### Work to do:
Reproduce exactly, and nothing else, the lines from the one that contains "Recreate this image" through the one that contains "106, 105, 106]". Leave the pictures out.

### Material shown:
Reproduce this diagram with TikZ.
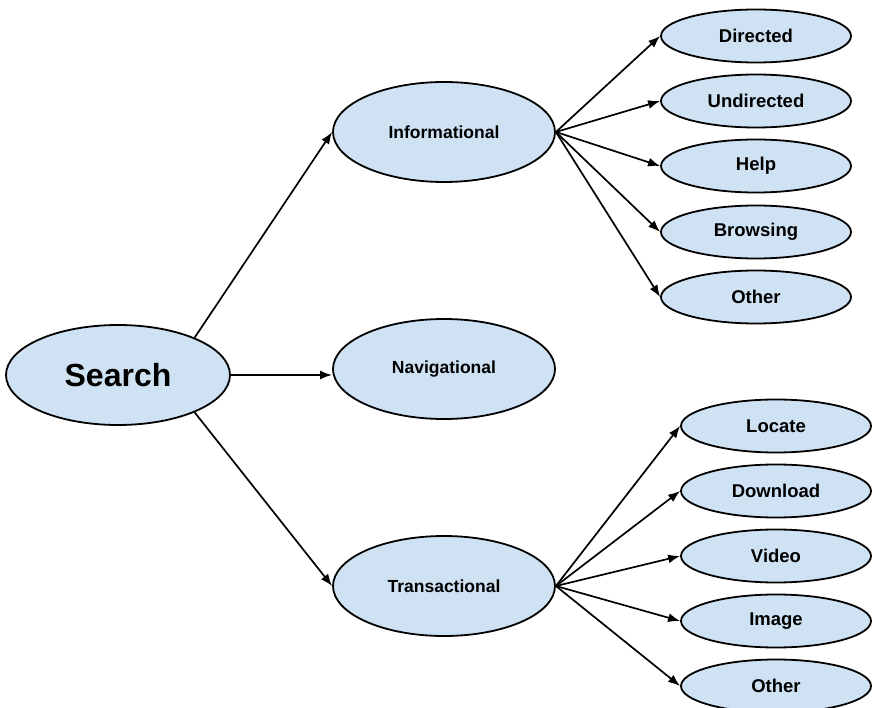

...

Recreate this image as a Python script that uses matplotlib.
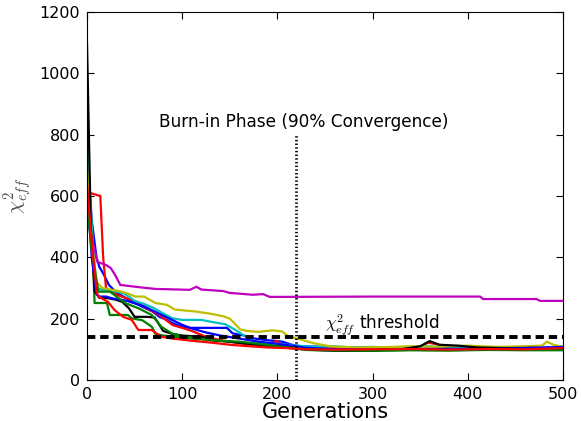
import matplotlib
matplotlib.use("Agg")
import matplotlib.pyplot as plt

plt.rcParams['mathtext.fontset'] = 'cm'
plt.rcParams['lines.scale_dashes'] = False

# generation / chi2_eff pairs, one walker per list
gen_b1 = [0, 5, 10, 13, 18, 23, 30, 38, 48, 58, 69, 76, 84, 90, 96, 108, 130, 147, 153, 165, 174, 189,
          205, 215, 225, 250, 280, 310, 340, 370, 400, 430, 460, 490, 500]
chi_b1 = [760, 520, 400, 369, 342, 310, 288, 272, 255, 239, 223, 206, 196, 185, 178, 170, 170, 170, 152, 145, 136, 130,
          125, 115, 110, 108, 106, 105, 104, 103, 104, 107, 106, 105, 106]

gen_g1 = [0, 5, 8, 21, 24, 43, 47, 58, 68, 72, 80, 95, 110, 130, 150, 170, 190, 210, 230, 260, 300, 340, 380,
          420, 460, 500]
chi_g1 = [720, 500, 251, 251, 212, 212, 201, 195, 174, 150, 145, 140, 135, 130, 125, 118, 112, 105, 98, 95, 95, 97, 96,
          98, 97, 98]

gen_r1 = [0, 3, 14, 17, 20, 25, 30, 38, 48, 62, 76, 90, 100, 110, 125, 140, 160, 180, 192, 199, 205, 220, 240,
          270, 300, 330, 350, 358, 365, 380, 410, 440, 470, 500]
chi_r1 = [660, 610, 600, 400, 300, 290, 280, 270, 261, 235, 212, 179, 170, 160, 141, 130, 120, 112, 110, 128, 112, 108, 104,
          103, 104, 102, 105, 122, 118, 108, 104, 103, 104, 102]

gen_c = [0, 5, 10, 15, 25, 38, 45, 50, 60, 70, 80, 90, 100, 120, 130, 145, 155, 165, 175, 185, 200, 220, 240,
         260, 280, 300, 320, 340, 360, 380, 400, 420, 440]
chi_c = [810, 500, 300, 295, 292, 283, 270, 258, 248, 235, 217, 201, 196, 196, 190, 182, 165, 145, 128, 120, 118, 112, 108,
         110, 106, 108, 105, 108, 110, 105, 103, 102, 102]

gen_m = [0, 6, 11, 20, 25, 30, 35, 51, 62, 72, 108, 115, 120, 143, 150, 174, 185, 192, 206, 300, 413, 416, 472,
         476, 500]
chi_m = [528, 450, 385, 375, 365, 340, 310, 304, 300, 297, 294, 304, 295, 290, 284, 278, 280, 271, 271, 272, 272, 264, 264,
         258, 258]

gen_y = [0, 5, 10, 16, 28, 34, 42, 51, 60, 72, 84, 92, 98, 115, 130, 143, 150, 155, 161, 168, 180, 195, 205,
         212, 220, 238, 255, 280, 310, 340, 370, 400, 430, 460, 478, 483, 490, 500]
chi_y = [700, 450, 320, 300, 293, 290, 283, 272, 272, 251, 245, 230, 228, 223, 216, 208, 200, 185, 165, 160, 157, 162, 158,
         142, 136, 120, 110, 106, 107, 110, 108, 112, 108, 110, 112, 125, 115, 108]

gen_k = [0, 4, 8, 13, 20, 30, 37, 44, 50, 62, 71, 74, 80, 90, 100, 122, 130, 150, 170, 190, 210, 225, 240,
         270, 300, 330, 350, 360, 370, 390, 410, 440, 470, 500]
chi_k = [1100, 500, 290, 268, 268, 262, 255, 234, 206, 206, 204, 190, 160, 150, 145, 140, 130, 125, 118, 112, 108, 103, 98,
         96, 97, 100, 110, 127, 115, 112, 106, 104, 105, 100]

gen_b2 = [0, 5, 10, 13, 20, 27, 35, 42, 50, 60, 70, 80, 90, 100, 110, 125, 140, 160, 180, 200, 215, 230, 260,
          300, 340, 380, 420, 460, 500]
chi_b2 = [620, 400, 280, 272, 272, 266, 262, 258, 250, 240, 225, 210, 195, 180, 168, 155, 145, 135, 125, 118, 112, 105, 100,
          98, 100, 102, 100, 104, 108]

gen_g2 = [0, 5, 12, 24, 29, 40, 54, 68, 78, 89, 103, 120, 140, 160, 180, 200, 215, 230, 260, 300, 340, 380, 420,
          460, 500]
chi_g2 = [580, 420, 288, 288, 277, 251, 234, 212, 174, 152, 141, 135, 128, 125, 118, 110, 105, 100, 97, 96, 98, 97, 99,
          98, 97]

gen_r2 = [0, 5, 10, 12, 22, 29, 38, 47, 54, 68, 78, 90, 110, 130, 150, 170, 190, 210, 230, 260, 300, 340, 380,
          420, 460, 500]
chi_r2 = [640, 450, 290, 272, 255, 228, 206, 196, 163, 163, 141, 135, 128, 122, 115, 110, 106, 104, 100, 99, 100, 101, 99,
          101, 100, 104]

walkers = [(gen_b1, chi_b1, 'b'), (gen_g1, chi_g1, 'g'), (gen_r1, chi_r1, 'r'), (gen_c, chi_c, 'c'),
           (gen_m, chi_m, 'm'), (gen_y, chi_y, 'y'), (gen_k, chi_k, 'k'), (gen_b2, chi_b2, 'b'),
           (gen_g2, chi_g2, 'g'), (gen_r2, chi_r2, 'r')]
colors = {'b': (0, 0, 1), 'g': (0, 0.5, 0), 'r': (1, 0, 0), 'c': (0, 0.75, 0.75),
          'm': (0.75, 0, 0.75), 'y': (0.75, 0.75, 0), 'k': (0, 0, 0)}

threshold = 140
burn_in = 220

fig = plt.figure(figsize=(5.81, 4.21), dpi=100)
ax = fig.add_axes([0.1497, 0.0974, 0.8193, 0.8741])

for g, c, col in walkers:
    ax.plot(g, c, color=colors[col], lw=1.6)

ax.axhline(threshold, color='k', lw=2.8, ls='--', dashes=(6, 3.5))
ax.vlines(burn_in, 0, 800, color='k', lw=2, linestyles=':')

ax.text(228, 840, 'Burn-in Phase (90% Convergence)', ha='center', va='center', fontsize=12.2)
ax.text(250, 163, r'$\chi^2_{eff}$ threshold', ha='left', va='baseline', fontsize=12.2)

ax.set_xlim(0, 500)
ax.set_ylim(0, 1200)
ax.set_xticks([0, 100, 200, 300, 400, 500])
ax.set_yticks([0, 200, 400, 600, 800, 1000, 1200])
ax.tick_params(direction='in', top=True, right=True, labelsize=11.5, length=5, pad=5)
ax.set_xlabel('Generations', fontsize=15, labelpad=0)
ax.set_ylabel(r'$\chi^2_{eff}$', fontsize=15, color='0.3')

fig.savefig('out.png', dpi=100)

### Task output:
Recreate this image as a Python script that uses matplotlib.
import matplotlib
matplotlib.use("Agg")
import matplotlib.pyplot as plt

plt.rcParams['mathtext.fontset'] = 'cm'
plt.rcParams['lines.scale_dashes'] = False

# generation / chi2_eff pairs, one walker per list
gen_b1 = [0, 5, 10, 13, 18, 23, 30, 38, 48, 58, 69, 76, 84, 90, 96, 108, 130, 147, 153, 165, 174, 189,
          205, 215, 225, 250, 280, 310, 340, 370, 400, 430, 460, 490, 500]
chi_b1 = [760, 520, 400, 369, 342, 310, 288, 272, 255, 239, 223, 206, 196, 185, 178, 170, 170, 170, 152, 145, 136, 130,
          125, 115, 110, 108, 106, 105, 104, 103, 104, 107, 106, 105, 106]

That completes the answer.